# [Dataset rows]
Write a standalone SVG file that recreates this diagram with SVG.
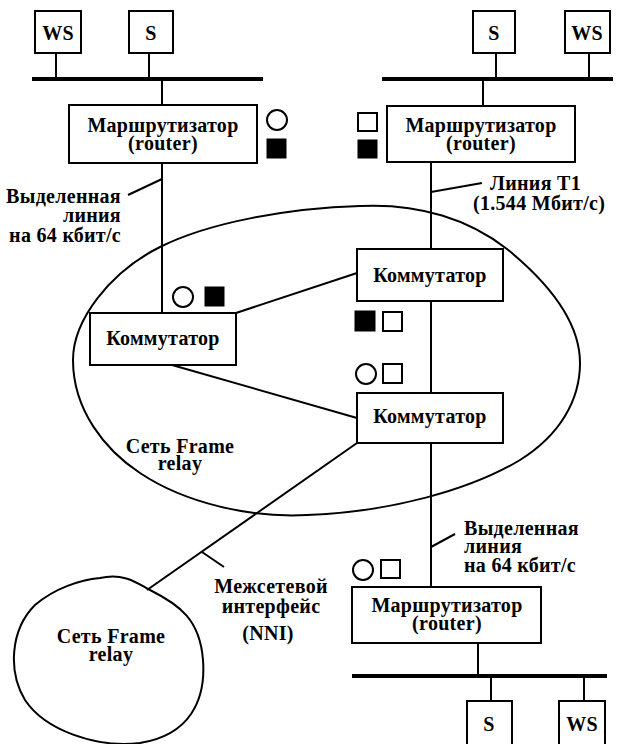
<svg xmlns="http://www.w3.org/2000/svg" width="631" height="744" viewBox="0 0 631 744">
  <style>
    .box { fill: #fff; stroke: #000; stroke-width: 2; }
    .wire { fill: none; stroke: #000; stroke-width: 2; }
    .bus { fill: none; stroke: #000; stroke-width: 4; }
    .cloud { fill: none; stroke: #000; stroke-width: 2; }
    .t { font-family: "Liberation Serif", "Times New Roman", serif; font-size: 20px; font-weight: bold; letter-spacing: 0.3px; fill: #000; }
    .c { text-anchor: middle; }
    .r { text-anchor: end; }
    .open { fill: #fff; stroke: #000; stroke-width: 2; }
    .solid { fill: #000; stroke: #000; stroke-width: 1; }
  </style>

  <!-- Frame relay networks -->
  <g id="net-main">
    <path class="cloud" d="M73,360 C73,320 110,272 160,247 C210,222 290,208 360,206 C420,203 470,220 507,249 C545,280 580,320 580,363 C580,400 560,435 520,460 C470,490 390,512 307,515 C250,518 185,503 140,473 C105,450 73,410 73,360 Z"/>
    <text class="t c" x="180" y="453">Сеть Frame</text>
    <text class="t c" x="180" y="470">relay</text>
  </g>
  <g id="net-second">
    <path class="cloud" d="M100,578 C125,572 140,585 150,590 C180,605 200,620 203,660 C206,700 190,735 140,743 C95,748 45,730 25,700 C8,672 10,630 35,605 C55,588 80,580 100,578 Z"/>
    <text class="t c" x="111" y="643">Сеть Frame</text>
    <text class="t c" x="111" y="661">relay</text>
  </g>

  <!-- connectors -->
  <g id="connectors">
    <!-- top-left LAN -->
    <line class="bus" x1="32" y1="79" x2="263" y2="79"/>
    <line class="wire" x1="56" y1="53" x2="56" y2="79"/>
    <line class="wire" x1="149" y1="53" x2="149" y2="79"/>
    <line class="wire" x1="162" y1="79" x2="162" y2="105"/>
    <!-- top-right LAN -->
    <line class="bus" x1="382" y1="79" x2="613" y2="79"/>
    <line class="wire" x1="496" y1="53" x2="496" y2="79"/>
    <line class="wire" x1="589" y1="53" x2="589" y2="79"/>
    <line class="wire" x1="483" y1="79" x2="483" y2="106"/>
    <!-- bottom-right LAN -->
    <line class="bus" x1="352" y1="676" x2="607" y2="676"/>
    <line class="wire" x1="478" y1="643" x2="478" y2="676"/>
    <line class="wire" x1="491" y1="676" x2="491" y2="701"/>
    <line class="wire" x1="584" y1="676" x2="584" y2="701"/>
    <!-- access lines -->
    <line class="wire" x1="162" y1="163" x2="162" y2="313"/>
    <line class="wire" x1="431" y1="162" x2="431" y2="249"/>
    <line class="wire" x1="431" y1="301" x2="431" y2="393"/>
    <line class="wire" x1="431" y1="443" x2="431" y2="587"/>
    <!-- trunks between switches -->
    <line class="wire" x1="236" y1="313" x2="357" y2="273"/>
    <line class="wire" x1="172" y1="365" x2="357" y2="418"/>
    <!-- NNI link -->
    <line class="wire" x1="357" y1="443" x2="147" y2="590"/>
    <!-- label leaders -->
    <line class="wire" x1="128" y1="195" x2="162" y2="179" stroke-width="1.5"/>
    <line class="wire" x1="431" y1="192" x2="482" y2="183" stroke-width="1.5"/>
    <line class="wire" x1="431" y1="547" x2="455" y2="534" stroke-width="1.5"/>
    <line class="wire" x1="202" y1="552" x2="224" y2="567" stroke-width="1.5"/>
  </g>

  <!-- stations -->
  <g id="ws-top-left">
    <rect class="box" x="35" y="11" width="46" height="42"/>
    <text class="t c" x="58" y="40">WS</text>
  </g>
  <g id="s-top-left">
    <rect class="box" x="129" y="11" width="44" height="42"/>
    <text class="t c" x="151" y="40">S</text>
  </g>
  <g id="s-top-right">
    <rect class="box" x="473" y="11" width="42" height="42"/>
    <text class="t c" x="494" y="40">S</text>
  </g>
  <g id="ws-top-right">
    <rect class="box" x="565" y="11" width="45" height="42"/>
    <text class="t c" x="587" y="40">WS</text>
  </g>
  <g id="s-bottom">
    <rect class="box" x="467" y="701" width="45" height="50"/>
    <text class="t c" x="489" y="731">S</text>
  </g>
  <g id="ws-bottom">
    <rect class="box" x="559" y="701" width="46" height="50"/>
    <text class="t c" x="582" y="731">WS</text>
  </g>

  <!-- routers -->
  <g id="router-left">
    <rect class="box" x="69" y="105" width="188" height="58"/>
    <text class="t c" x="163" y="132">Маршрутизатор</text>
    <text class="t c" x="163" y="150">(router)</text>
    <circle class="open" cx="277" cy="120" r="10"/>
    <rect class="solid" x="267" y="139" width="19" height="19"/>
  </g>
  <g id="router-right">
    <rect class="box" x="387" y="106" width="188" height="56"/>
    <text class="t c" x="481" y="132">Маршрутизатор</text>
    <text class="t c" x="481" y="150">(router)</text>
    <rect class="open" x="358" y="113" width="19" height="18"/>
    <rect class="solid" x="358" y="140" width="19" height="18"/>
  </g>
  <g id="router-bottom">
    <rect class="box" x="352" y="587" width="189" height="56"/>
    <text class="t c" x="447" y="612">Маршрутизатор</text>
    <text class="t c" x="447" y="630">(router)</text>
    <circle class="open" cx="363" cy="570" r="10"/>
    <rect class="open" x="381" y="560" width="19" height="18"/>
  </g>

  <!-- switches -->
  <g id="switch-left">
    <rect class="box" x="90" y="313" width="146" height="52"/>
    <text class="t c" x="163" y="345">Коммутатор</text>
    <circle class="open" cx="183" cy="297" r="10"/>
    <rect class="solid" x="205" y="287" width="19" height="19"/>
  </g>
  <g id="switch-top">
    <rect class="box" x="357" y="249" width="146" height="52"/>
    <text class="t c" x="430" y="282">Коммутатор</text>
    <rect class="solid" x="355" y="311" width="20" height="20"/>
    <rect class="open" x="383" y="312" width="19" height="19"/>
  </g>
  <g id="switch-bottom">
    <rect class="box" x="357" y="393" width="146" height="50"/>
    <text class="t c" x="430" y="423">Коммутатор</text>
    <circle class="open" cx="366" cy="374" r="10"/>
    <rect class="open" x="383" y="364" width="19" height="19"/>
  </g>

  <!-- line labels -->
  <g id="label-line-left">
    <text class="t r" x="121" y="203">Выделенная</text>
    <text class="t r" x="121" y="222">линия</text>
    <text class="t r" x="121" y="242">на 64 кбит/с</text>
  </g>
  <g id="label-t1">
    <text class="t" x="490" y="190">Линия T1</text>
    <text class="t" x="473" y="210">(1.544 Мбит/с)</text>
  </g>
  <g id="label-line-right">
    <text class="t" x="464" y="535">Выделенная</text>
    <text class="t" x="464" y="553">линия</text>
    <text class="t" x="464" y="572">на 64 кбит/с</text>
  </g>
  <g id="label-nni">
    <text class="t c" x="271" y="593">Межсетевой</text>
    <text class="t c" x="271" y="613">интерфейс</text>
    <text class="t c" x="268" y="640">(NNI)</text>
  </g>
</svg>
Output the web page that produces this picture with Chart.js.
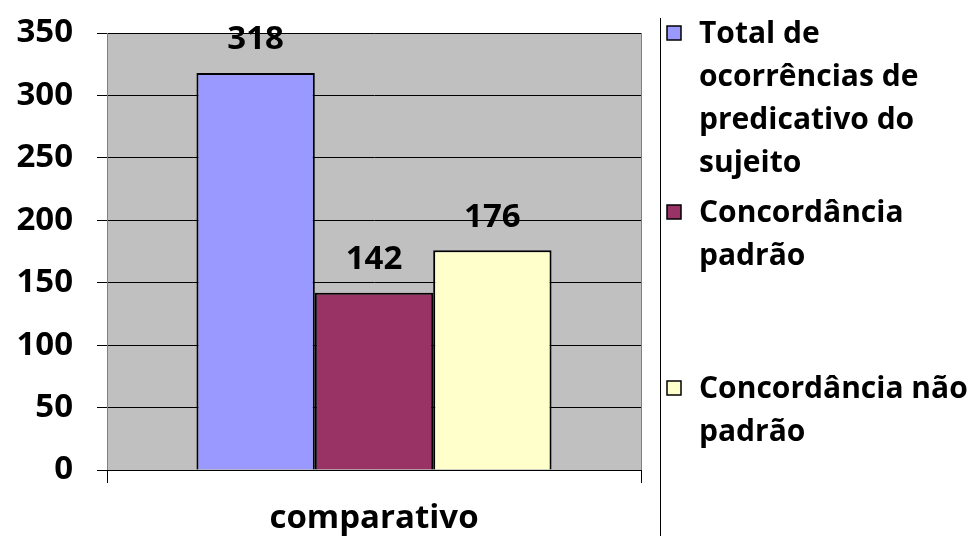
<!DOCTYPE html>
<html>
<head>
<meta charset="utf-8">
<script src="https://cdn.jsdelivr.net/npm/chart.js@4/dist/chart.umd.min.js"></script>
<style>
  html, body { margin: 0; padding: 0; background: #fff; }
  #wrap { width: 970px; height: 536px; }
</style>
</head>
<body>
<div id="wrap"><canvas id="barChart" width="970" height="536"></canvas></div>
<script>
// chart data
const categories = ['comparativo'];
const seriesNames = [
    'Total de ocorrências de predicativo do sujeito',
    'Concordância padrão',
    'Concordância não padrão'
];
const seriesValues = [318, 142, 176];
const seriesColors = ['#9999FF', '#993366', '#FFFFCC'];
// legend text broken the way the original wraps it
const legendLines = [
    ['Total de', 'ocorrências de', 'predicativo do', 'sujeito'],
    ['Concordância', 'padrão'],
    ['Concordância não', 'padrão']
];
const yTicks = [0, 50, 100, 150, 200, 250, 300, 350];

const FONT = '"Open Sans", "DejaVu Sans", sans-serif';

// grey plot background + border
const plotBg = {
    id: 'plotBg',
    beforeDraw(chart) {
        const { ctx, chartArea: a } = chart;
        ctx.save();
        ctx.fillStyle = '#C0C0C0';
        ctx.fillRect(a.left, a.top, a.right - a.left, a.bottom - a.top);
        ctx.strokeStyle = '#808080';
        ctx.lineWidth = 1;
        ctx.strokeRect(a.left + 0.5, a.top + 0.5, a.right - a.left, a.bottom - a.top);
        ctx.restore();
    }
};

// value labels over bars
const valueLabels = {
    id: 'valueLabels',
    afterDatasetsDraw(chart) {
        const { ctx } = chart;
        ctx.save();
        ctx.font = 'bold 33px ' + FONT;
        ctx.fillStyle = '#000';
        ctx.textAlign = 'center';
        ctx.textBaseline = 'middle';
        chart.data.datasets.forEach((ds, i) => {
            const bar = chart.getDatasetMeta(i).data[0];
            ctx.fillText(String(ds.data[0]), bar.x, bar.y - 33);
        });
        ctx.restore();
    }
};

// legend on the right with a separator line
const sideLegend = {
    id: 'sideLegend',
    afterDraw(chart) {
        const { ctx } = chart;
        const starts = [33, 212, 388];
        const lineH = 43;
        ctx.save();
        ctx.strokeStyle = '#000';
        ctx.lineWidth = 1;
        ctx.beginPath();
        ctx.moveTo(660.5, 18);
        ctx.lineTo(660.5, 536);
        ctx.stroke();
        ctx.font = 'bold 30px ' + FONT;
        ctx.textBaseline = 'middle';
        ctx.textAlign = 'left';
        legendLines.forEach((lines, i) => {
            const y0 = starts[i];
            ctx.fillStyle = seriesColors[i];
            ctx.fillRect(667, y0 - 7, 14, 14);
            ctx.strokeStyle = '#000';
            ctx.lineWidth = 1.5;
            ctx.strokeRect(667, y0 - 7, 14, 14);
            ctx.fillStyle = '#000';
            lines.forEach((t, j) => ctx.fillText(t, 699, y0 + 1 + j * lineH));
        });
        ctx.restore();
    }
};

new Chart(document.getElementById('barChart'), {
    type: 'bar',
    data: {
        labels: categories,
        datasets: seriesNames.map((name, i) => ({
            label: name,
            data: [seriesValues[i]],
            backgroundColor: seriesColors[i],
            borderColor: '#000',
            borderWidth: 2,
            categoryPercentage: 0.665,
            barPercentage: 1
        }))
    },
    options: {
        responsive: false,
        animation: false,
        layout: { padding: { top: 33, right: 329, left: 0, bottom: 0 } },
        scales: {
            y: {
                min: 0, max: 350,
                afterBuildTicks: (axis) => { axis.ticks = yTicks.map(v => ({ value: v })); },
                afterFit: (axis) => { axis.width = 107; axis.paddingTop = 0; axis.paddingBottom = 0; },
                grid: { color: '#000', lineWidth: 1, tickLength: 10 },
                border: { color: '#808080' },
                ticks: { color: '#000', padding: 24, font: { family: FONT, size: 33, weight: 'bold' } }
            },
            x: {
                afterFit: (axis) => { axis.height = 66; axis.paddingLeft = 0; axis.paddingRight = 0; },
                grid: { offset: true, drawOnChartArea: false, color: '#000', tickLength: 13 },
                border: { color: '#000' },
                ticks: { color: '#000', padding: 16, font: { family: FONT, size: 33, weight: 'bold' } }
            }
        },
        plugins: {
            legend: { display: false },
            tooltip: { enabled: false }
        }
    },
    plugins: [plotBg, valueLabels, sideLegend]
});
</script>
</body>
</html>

# [Requirement]
Which lines of the material contain the string "that"? List each of them.

# [Answer below]
Write a standalone SVG file that recreates this diagram with SVG.
Output the web page that produces this picture with Chart.js.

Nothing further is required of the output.